Can I join your party?
Hi ladies - I have been over at EAS all day reading, reading, reading.
ROOM FOR ONE MORE??
I have been temporarily kicked off the EAS site (just kidding) for my chronic fence sitting. For me I am having trouble letting go of the fantasy for the future (don't know why that is sooo difficult). BUT,
I HATE waiting for him to email
I HATE that I initiate all communication
I HATE that i spend so many hours pining over him while he enjoys his life
I HATE how this situation makes me feel
I HATE how a man can make me unravel like this
I HATE how i have risked my family for this
I HATE how I have trouble seeing AP's faults
For me AP and I haven't had a PA in months because we live far away. But we are taking things a little slower because of the guilt he feels with his wife and his crappy R that he doesn't know what is going to happen with it.
OK so what is the first step? FOr me I have started a type of NC I will NOT contact him ... who know maybe he'll notice in a year and email? :) What is a good baby step ladies???
MW
I know courage is the million dollar question!

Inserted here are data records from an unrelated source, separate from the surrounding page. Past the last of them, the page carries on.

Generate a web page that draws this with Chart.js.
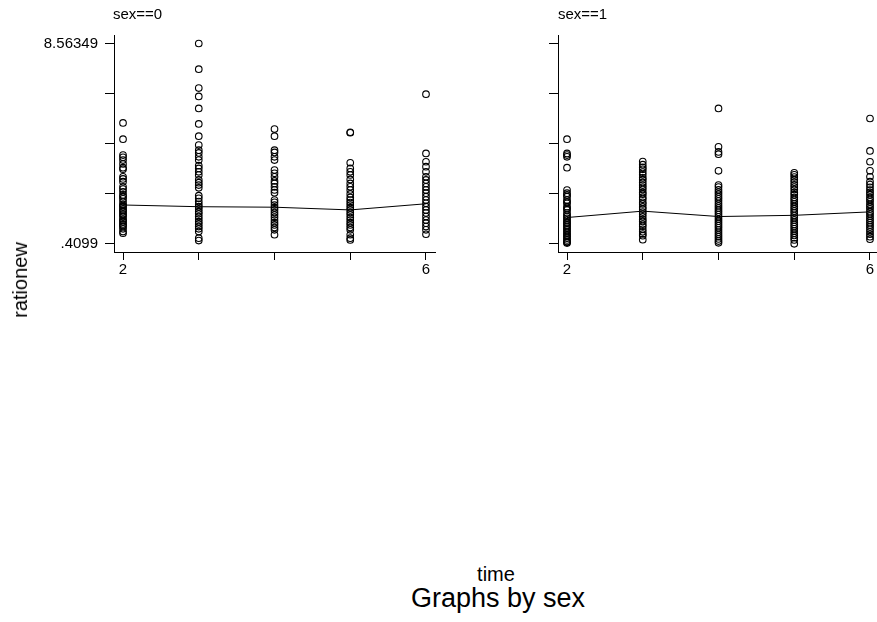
<!DOCTYPE html>
<html>
<head>
<meta charset="utf-8">
<script src="https://cdn.jsdelivr.net/npm/chart.js@4.4.1/dist/chart.umd.min.js"></script>
<style>
  html, body { margin: 0; padding: 0; background: #fff; }
  #wrap { position: relative; width: 877px; height: 622px; overflow: hidden; background: #fff; }
  canvas { position: absolute; top: 0; }
  .txt { position: absolute; font-family: "Liberation Sans", Arial, Helvetica, sans-serif; color: #000; white-space: nowrap; }
</style>
</head>
<body>
<div id="wrap">
  <canvas id="c0" width="445" height="280" style="left:0px"></canvas>
  <canvas id="c1" width="445" height="280" style="left:445px"></canvas>
  <div class="txt" id="t0" style="left:113px; top:5.6px; font-size:15px; line-height:15px;">sex==0</div>
  <div class="txt" id="t1" style="left:558px; top:5.6px; font-size:15px; line-height:15px;">sex==1</div>
  <div class="txt" id="ylab" style="left:19.8px; top:280px; font-size:20px; line-height:20px; transform: translate(-50%,-50%) rotate(-90deg);">rationew</div>
  <div class="txt" id="xlab" style="left:496px; top:564.1px; font-size:20px; line-height:20px; transform: translateX(-50%);">time</div>
  <div class="txt" id="note" style="left:498px; top:585.4px; font-size:27px; line-height:27px; transform: translateX(-50%);">Graphs by sex</div>
</div>
<script>
// ---- data ----
const times = [2, 3, 4, 5, 6];
const xTicks = [2, 3, 4, 5, 6];
const xTickLabels = ['2', '', '', '', '6'];
const yTicks = [0.4099, 2.4483, 4.4867, 6.5251, 8.56349];
const yTickLabelsLeft = ['.4099', '', '', '', '8.56349'];
const yTickLabelsRight = ['', '', '', '', ''];

// sex==0 observations by time
const sex0_t2 = [5.33,4.67,4.02,3.93,3.82,3.66,3.51,3.45,3.14,3.05,2.94,2.73,2.64,2.53,2.40,2.33,2.24,2.13,2.02,1.97,1.92,1.83,1.77,1.72,1.63,1.58,1.52,1.42,1.36,1.31,1.22,1.18,1.11,1.02,0.91,0.84];
const sex0_t3 = [8.56349,7.52,6.75,6.41,5.92,5.29,4.79,4.43,4.22,4.11,3.95,3.82,3.59,3.48,3.34,3.21,3.01,2.90,2.80,2.69,2.37,2.26,2.13,2.02,1.92,1.83,1.72,1.63,1.52,1.42,1.31,1.22,1.11,1.02,0.91,0.64,0.54];
const sex0_t4 = [5.08,4.79,4.22,4.13,3.95,3.82,3.41,3.28,3.14,2.97,2.87,2.73,2.60,2.49,2.19,2.10,1.99,1.88,1.79,1.68,1.59,1.49,1.38,1.27,1.18,1.07,0.98,0.78];
const sex0_t5 = [4.95,4.93,3.71,3.48,3.34,3.21,3.03,2.87,2.73,2.60,2.44,2.30,2.19,2.09,1.99,1.88,1.79,1.68,1.59,1.48,1.38,1.27,1.18,1.07,0.98,0.78,0.64,0.57];
const sex0_t6 = [6.50,4.09,3.75,3.55,3.34,3.14,3.01,2.87,2.73,2.60,2.47,2.33,2.19,2.06,1.92,1.79,1.66,1.52,1.38,1.25,1.11,0.98,0.80];
const sex0_mean = [1.99, 1.92, 1.90, 1.79, 2.04];

// sex==1 observations by time
const sex1_t2 = [4.67,4.09,4.02,3.95,3.51,2.60,2.47,2.40,2.33,2.19,2.12,2.06,1.92,1.85,1.79,1.66,1.58,1.52,1.45,1.38,1.30,1.25,1.18,1.11,1.04,0.98,0.91,0.84,0.77,0.71,0.64,0.57,0.50,0.47,0.44];
const sex1_t3 = [3.76,3.63,3.52,3.44,3.33,3.22,3.10,3.02,2.91,2.80,2.71,2.62,2.50,2.43,2.31,2.22,2.10,2.03,1.91,1.82,1.70,1.62,1.51,1.40,1.32,1.21,1.12,1.00,0.90,0.81,0.74,0.58];
const sex1_t4 = [5.92,4.36,4.15,4.06,3.38,2.80,2.72,2.61,2.52,2.43,2.33,2.24,2.15,2.05,1.96,1.87,1.78,1.69,1.60,1.51,1.42,1.33,1.24,1.15,1.06,0.97,0.88,0.79,0.70,0.61,0.52,0.45];
const sex1_t5 = [3.30,3.22,3.13,3.02,2.92,2.81,2.72,2.62,2.50,2.41,2.30,2.21,2.12,2.03,1.93,1.84,1.75,1.66,1.56,1.47,1.38,1.29,1.20,1.11,1.02,0.93,0.84,0.75,0.66,0.57,0.41];
const sex1_t6 = [5.51,4.19,3.75,3.38,3.14,2.94,2.82,2.71,2.60,2.50,2.41,2.30,2.21,2.12,2.01,1.92,1.83,1.72,1.63,1.54,1.45,1.36,1.27,1.18,1.09,1.00,0.90,0.80,0.70,0.60];
const sex1_mean = [1.48, 1.74, 1.52, 1.57, 1.71];

// ---- build ----
const FONT = '"Liberation Sans", Arial, Helvetica, sans-serif';
function pts(groups) {
  const out = [];
  groups.forEach((arr, i) => arr.forEach(v => out.push({ x: times[i], y: v })));
  return out;
}
function line(means) { return means.map((v, i) => ({ x: times[i], y: v })); }

function makeChart(id, groups, means, yLabels, yAxisW, padRight) {
  return new Chart(document.getElementById(id), {
    type: 'scatter',
    data: {
      datasets: [
        {
          type: 'scatter',
          data: pts(groups),
          pointStyle: 'circle',
          pointRadius: 3.3,
          pointBorderWidth: 1.1,
          borderColor: '#000',
          backgroundColor: 'rgba(0,0,0,0)',
          pointBackgroundColor: 'rgba(0,0,0,0)',
          pointBorderColor: '#000'
        },
        {
          type: 'line',
          data: line(means),
          borderColor: '#000',
          borderWidth: 1,
          pointRadius: 0,
          fill: false,
          tension: 0
        }
      ]
    },
    options: {
      responsive: false,
      animation: false,
      devicePixelRatio: 1,
      layout: { padding: { top: 35, right: padRight, left: 0, bottom: 0 } },
      plugins: { legend: { display: false }, tooltip: { enabled: false }, title: { display: false } },
      scales: {
        x: {
          type: 'linear',
          min: 1.881, max: 6.119,
          afterBuildTicks: s => { s.ticks = xTicks.map(v => ({ value: v })); },
          afterFit: s => { s.height = 28; },
          ticks: {
            callback: (v, i) => xTickLabels[i],
            autoSkip: false, maxRotation: 0, minRotation: 0,
            color: '#000', padding: 1,
            font: { family: FONT, size: 15 }
          },
          grid: { display: true, drawOnChartArea: false, drawTicks: true, tickLength: 8, color: '#000', lineWidth: 1 },
          border: { display: true, color: '#000', width: 1 }
        },
        y: {
          type: 'linear',
          min: 0.077, max: 8.909,
          afterBuildTicks: s => { s.ticks = yTicks.map(v => ({ value: v })); },
          afterFit: s => { s.width = yAxisW; },
          ticks: {
            callback: (v, i) => yLabels[i],
            autoSkip: false,
            color: '#000', padding: 7,
            font: { family: FONT, size: 15 }
          },
          grid: { display: true, drawOnChartArea: false, drawTicks: true, tickLength: 9, color: '#000', lineWidth: 1 },
          border: { display: true, color: '#000', width: 1 }
        }
      }
    }
  });
}

makeChart('c0', [sex0_t2, sex0_t3, sex0_t4, sex0_t5, sex0_t6], sex0_mean, yTickLabelsLeft, 114, 10);
makeChart('c1', [sex1_t2, sex1_t3, sex1_t4, sex1_t5, sex1_t6], sex1_mean, yTickLabelsRight, 113, 11);
</script>
</body>
</html>
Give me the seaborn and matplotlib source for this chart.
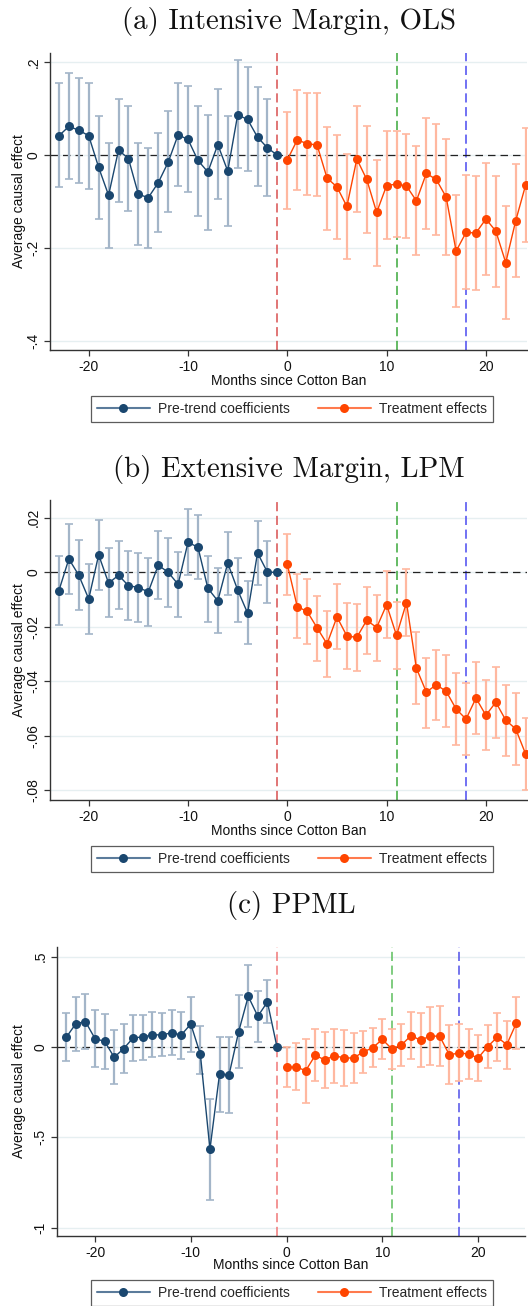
import numpy as np
import pandas as pd
import matplotlib
matplotlib.use("Agg")
import matplotlib.pyplot as plt
from matplotlib.lines import Line2D
from matplotlib.ticker import FuncFormatter
import seaborn as sns

nan = np.nan
months_pre = list(range(-23, 0))
months_post = list(range(0, 25))

# Panel (a) Intensive margin, OLS
a_pre = [0.042, 0.062, 0.054, 0.042, -0.026, -0.086, 0.011, -0.007, -0.084, -0.091, -0.059, -0.015,
         0.044, 0.034, -0.011, -0.036, 0.023, -0.034, 0.087, 0.077, 0.039, 0.016, 0.0]
a_pre_hi = [0.155, 0.177, 0.167, 0.156, 0.085, 0.027, 0.122, 0.107, 0.026, 0.016, 0.049, 0.095,
            0.155, 0.148, 0.107, 0.087, 0.142, 0.084, 0.204, 0.190, 0.146, 0.122, nan]
a_pre_lo = [-0.069, -0.051, -0.060, -0.072, -0.137, -0.199, -0.101, -0.120, -0.192, -0.200, -0.166, -0.123,
            -0.065, -0.080, -0.130, -0.160, -0.095, -0.151, -0.027, -0.034, -0.067, -0.088, nan]
a_post = [-0.010, 0.033, 0.025, 0.022, -0.049, -0.068, -0.110, -0.008, -0.052, -0.123, -0.065, -0.062,
          -0.066, -0.098, -0.039, -0.052, -0.090, -0.206, -0.166, -0.167, -0.137, -0.163, -0.231, -0.141, -0.064]
a_post_hi = [0.094, 0.141, 0.135, 0.133, 0.060, 0.043, 0.002, 0.107, 0.063, -0.010, 0.052, 0.052,
             0.045, 0.019, 0.081, 0.067, 0.034, -0.085, -0.043, -0.044, -0.016, -0.044, -0.109, -0.019, 0.058]
a_post_lo = [-0.115, -0.075, -0.085, -0.087, -0.160, -0.180, -0.222, -0.123, -0.167, -0.238, -0.181, -0.176,
             -0.178, -0.215, -0.159, -0.171, -0.214, -0.326, -0.288, -0.290, -0.257, -0.284, -0.353, -0.262, -0.186]

# Panel (b) Extensive margin, LPM
b_pre = [-0.0067, 0.0049, -0.0011, -0.0098, 0.0064, -0.0040, -0.0011, -0.0049, -0.0056, -0.0072, 0.0026, 0.0,
         -0.0044, 0.0110, 0.0092, -0.0059, -0.0105, 0.0034, -0.0065, -0.0150, 0.0071, 0.0, 0.0]
b_pre_hi = [0.0061, 0.0177, 0.0117, 0.0032, 0.0193, 0.0088, 0.0116, 0.0077, 0.0069, 0.0054, 0.0152, 0.0125,
            0.0075, 0.0232, 0.0212, 0.0061, 0.0015, 0.0149, 0.0054, -0.0033, 0.0187, 0.0113, nan]
b_pre_lo = [-0.0194, -0.0081, -0.0138, -0.0225, -0.0066, -0.0166, -0.0136, -0.0176, -0.0182, -0.0198, -0.0098, -0.0126,
            -0.0163, -0.0011, -0.0026, -0.0181, -0.0224, -0.0084, -0.0182, -0.0265, -0.0045, -0.0114, nan]
b_post = [0.0029, -0.0126, -0.0144, -0.0204, -0.0263, -0.0164, -0.0234, -0.0239, -0.0176, -0.0203, -0.0119, -0.0232,
          -0.0111, -0.0352, -0.0440, -0.0413, -0.0437, -0.0502, -0.0539, -0.0462, -0.0525, -0.0477, -0.0543, -0.0575, -0.0667]
b_post_hi = [0.0142, -0.0007, -0.0026, -0.0086, -0.0142, -0.0044, -0.0111, -0.0116, -0.0053, -0.0082, 0.0004, -0.0110,
             0.0011, -0.0221, -0.0313, -0.0285, -0.0305, -0.0369, -0.0407, -0.0330, -0.0396, -0.0346, -0.0415, -0.0444, -0.0536]
b_post_lo = [-0.0083, -0.0243, -0.0263, -0.0324, -0.0384, -0.0283, -0.0356, -0.0363, -0.0300, -0.0327, -0.0242, -0.0354,
             -0.0234, -0.0482, -0.0571, -0.0544, -0.0569, -0.0634, -0.0670, -0.0594, -0.0654, -0.0608, -0.0673, -0.0708, -0.0799]

# Panel (c) PPML
c_pre = [0.054, 0.129, 0.140, 0.046, 0.031, -0.057, -0.009, 0.052, 0.054, 0.068, 0.066, 0.079,
         0.066, 0.127, -0.041, -0.566, -0.151, -0.153, 0.085, 0.280, 0.170, 0.249, 0.0]
c_pre_hi = [0.186, 0.279, 0.292, 0.207, 0.183, 0.094, 0.127, 0.177, 0.175, 0.192, 0.186, 0.205,
            0.196, 0.275, 0.118, -0.288, 0.057, 0.055, 0.286, 0.452, 0.312, 0.369, nan]
c_pre_lo = [-0.079, -0.020, -0.013, -0.113, -0.122, -0.207, -0.146, -0.077, -0.072, -0.054, -0.050, -0.044,
            -0.065, -0.026, -0.149, -0.847, -0.360, -0.365, -0.116, 0.109, 0.026, 0.133, nan]
c_post = [-0.113, -0.111, -0.131, -0.046, -0.072, -0.048, -0.061, -0.061, -0.028, -0.004, 0.042, -0.011,
          0.011, 0.063, 0.037, 0.061, 0.059, -0.044, -0.033, -0.039, -0.061, 0.002, 0.054, 0.013, 0.133]
c_post_hi = [0.0, 0.022, 0.044, 0.098, 0.083, 0.101, 0.096, 0.076, 0.090, 0.103, 0.157, 0.098,
             0.129, 0.196, 0.186, 0.223, 0.225, 0.120, 0.125, 0.101, 0.066, 0.124, 0.186, 0.146, 0.277]
c_post_lo = [-0.220, -0.238, -0.310, -0.190, -0.227, -0.197, -0.216, -0.197, -0.146, -0.113, -0.068, -0.124,
             -0.105, -0.065, -0.113, -0.100, -0.105, -0.207, -0.190, -0.179, -0.186, -0.118, -0.076, -0.120, -0.011]

titles = ["(a) Intensive Margin, OLS", "(b) Extensive Margin, LPM", "(c) PPML"]
xlabel = "Months since Cotton Ban"
ylabel = "Average causal effect"
legend_labels = ["Pre-trend coefficients", "Treatment effects"]
x_ticks = [-20, -10, 0, 10, 20]
y_ticks = [[-0.4, -0.2, 0, 0.2], [-0.08, -0.06, -0.04, -0.02, 0, 0.02], [-1, -0.5, 0, 0.5]]
event_lines = [-1, 11, 18]

sns.set_theme(style="white")
plt.rcParams["font.family"] = ["Liberation Sans", "DejaVu Sans"]

NAVY = "#1a476f"
NAVY_CI = "#a3b5c8"
NAVY_LEG = "#5b7b9b"
ORANGE = "#ff4500"
ORANGE_CI = "#ffb8a0"
ORANGE_LEG = "#ff7a4d"

W, H = 528, 1306
fig = plt.figure(figsize=(W / 100, H / 100), dpi=100)

# layout in pixels: left, right, top, bottom
layouts = [
    dict(l=50, r=527.3, t=52.7, b=350, ylim=(-0.4187, 0.2206), xlim=(-23.9, 24.17), title_y=21,
         xl_y=381, leg=(292, 409), vcol=["#d85050", "#3aa83a", "#4a4af0"]),
    dict(l=50, r=527.3, t=500, b=800, ylim=(-0.0836, 0.02653), xlim=(-23.9, 24.17), title_y=469,
         xl_y=831, leg=(292, 859), vcol=["#d85050", "#3aa83a", "#4a4af0"]),
    dict(l=57.3, r=525, t=946.7, b=1236, ylim=(-1.0465, 0.555), xlim=(-23.94, 24.9), title_y=905,
         xl_y=1265, leg=(292, 1293), vcol=["#f07878", "#5cbf5c", "#5050e8"]),
]

data = [
    (a_pre, a_pre_lo, a_pre_hi, a_post, a_post_lo, a_post_hi),
    (b_pre, b_pre_lo, b_pre_hi, b_post, b_post_lo, b_post_hi),
    (c_pre, c_pre_lo, c_pre_hi, c_post, c_post_lo, c_post_hi),
]


def fmt(v, pos):
    if abs(v) < 1e-12:
        return "0"
    s = ("%g" % v)
    s = s.replace("0.", ".")
    return s


for i, (lay, d) in enumerate(zip(layouts, data)):
    pre, pre_lo, pre_hi, post, post_lo, post_hi = d
    ax = fig.add_axes([lay["l"] / W, 1 - lay["b"] / H, (lay["r"] - lay["l"]) / W, (lay["b"] - lay["t"]) / H])
    ax.set_xlim(*lay["xlim"])
    ax.set_ylim(*lay["ylim"])
    ax.set_facecolor("white")

    for yt in y_ticks[i]:
        ax.axhline(yt, color="#e6eff1", lw=1.0, zorder=0)
    for xv, c in zip(event_lines, lay["vcol"]):
        ax.axvline(xv, color=c, lw=1.1, ls=(0, (6, 3)), zorder=1)
    ax.axhline(0, color="#222222", lw=0.9, ls=(0, (6, 4)), zorder=1.5)

    pre_df = pd.DataFrame({"month": months_pre, "est": pre, "lo": pre_lo, "hi": pre_hi})
    post_df = pd.DataFrame({"month": months_post, "est": post, "lo": post_lo, "hi": post_hi})

    for df, ci_col in ((pre_df, NAVY_CI), (post_df, ORANGE_CI)):
        m = df.dropna()
        ax.errorbar(m["month"], m["est"], yerr=[m["est"] - m["lo"], m["hi"] - m["est"]],
                    fmt="none", ecolor=ci_col, elinewidth=1.6, capsize=3, capthick=1.2, zorder=2)

    sns.lineplot(data=pre_df, x="month", y="est", ax=ax, color=NAVY, lw=1.0, marker="o",
                 markersize=6.5, markeredgewidth=0, zorder=3, legend=False)
    sns.lineplot(data=post_df, x="month", y="est", ax=ax, color=ORANGE, lw=1.0, marker="o",
                 markersize=6.5, markeredgewidth=0, zorder=3, legend=False)

    ax.set_xticks(x_ticks)
    ax.set_yticks(y_ticks[i])
    ax.yaxis.set_major_formatter(FuncFormatter(fmt))
    ax.xaxis.set_major_formatter(FuncFormatter(lambda v, p: "%d" % v))
    ax.tick_params(axis="both", which="major", direction="out", length=4, width=0.9,
                   color="#333333", labelsize=10, labelcolor="#111111", bottom=True, left=True, pad=3)
    plt.setp(ax.get_yticklabels(), rotation=90, va="center")
    for side in ("top", "right"):
        ax.spines[side].set_visible(False)
    for side in ("left", "bottom"):
        ax.spines[side].set_color("#333333")
        ax.spines[side].set_linewidth(1.0)

    ax.set_xlabel("")
    ax.set_ylabel("")
    fig.text(((lay["l"] + lay["r"]) / 2) / W, 1 - lay["xl_y"] / H, xlabel, ha="center", va="center",
             fontsize=10, color="#111111")
    fig.text(19 / W, 1 - ((lay["t"] + lay["b"]) / 2) / H, ylabel, ha="center", va="center",
             rotation=90, fontsize=10, color="#111111")
    fig.text(((lay["l"] + lay["r"]) / 2) / W, 1 - lay["title_y"] / H, titles[i], ha="center", va="center",
             fontsize=20.8, family="cmr10", color="#111111")

    handles = [
        Line2D([], [], color=NAVY_LEG, lw=1.5, marker="o", markersize=6.5, markerfacecolor=NAVY,
               markeredgewidth=0),
        Line2D([], [], color=ORANGE_LEG, lw=1.5, marker="o", markersize=6.5, markerfacecolor=ORANGE,
               markeredgewidth=0),
    ]
    lx, ly = lay["leg"]
    leg = fig.legend(handles, legend_labels, loc="center", bbox_to_anchor=(lx / W, 1 - ly / H), ncol=2,
                     fontsize=10, frameon=True, fancybox=False, handlelength=3.8, handletextpad=0.6,
                     columnspacing=2.0, borderpad=0.45, borderaxespad=0)
    leg.get_frame().set_edgecolor("#333333")
    leg.get_frame().set_linewidth(0.9)

fig.savefig("out.png", dpi=100, facecolor="white")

What is holding you back? The fantasy for the future? That is my problem ... my AP moves at the speed of a snail in emotional issues so I think I could be doing this for a couple of years ... but there is NO promise that he will leave his W ... and if he does who knows, he may not choose me. I feel like my life is on hold and I am not working on my own M.
MW
Sorry question to all - does everyone have kids?
HAH Desire - I wish we could start a Beginning of the End of the Affair Board .... I feel like I don't quite fit in MAS but I don't totally fit in EAS either!
Very frustrating. It is like I know that I am in the Affair Fog and I know it exists I just can't seem to get out of of it.